1/ In two-point perspective the drawing theory is very much the same. The difference is that the box or cube is set in a different orientation to the picture plane - instead of drawing a square in a facing position or running parallel to the picture plane, as we did in step one for the one point perspective drawing. We instead draw a vertical line just to the left or right of centre.
2/ Now put in the horizon line that, for the sake of this example, makes this line cut through the vertical line just above half way, and it should travel from one end of the paper to the other. For other practice examples, you can be diverse as to where you put the horizon line to experience the dynamics of perspective space. 3/ Place two vanishing points on this line one at one edge of the paper and the other at the other edge of the paper.
4/ As with step four of the one point perspective now draw a line from the top and the bottom of the vertical to the vanishing points on both sides. Again accuracy is paramount in this type of drawing.

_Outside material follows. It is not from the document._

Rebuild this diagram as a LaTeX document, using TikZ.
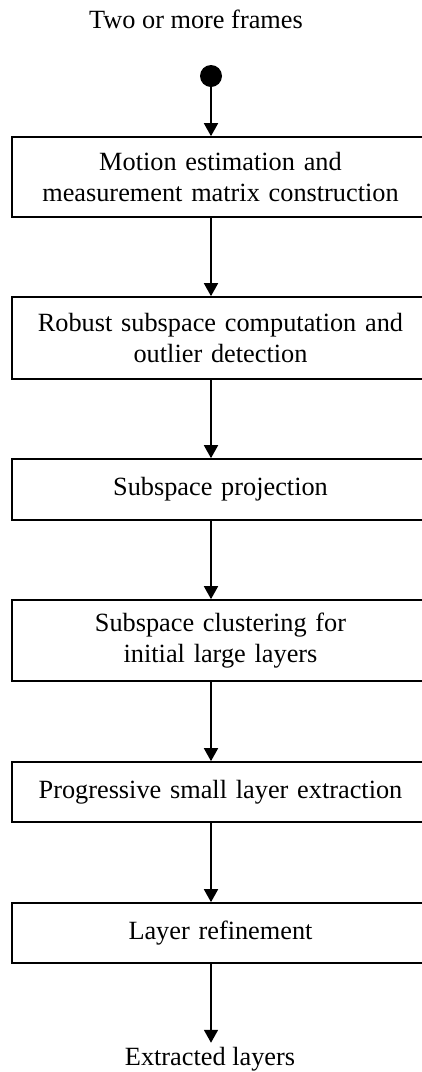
\documentclass[tikz,border=0pt]{standalone}
\usepackage{fontspec}
\setmainfont{Liberation Serif}
\usetikzlibrary{arrows.meta}
\begin{document}
\begin{tikzpicture}[x=1pt,y=1pt,
  font=\fontsize{26.3pt}{31.5pt}\selectfont,
  stepbox/.style={draw=black, line width=1.7pt, minimum width=417pt, inner sep=0pt, align=center, text width=410pt},
  flow/.style={line width=1.8pt, -{Triangle[length=13pt,width=14pt]}},
  lbl/.style={inner sep=0pt, anchor=base}]
\useasboundingbox (0,0) rectangle (422,-1072);
\clip (0,0) rectangle (422,-1072);
\node[lbl] (title) at (196,-28) {Two or more frames};
\node[circle, fill=black, minimum size=22pt, inner sep=0pt] (dot) at (211,-76) {};
\node[stepbox, minimum height=80pt] (b1) at (220.5,-177) {Motion estimation and\\measurement matrix construction};
\node[stepbox, minimum height=82pt] (b2) at (220.5,-338) {Robust subspace computation and\\outlier detection};
\node[stepbox, minimum height=61pt] (b3) at (220.5,-489.5) {Subspace projection};
\node[stepbox, minimum height=81pt] (b4) at (220.5,-640.5) {Subspace clustering for\\initial large layers};
\node[stepbox, minimum height=60pt] (b5) at (220.5,-792) {Progressive small layer extraction};
\node[stepbox, minimum height=60pt] (b6) at (220.5,-933) {Layer refinement};
\node[lbl, outer ysep=4pt] (ext) at (210,-1065) {Extracted layers};
\draw[flow] (dot.south) -- (b1.north -| dot);
\draw[flow] (b1.south -| dot) -- (b2.north -| dot);
\draw[flow] (b2.south -| dot) -- (b3.north -| dot);
\draw[flow] (b3.south -| dot) -- (b4.north -| dot);
\draw[flow] (b4.south -| dot) -- (b5.north -| dot);
\draw[flow] (b5.south -| dot) -- (b6.north -| dot);
\draw[flow] (b6.south -| dot) -- (ext.north -| dot);
\end{tikzpicture}
\end{document}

5/ You need now to visually place the back ends of the box in. Do this by placing a vertical line on one side of the original vertical so as it fits between the converging
lines and it gives the appearance of being box shaped. Then repeat the process on the other side of the original vertical. You will now have created a box in a twisted orientation using two-point perspective.
6/ As with the one-point perspective we need to create the illusion of the back of the box. To do this draw two lines from the far left hand vertical to the vanishing point on the right-hand side this is shown as a dotted line in the example.
7/ Now do the same from the vertical line on the right hand side. Draw two lines from the top and bottom of this vertical that will extend back to the vanishing point on the left hand side.
8/ Finally, to finish off this drawing, all you need to do is to draw a vertical line between the two points at which they cross at the back of the box.
It is possible, using the same process but changing the vanishing points, to create many boxes in different orientations on the same picture. This process described here has also been used in the observed perspective drawing, but the vanishing points and horizon line or eye level is found through calculation from our observation.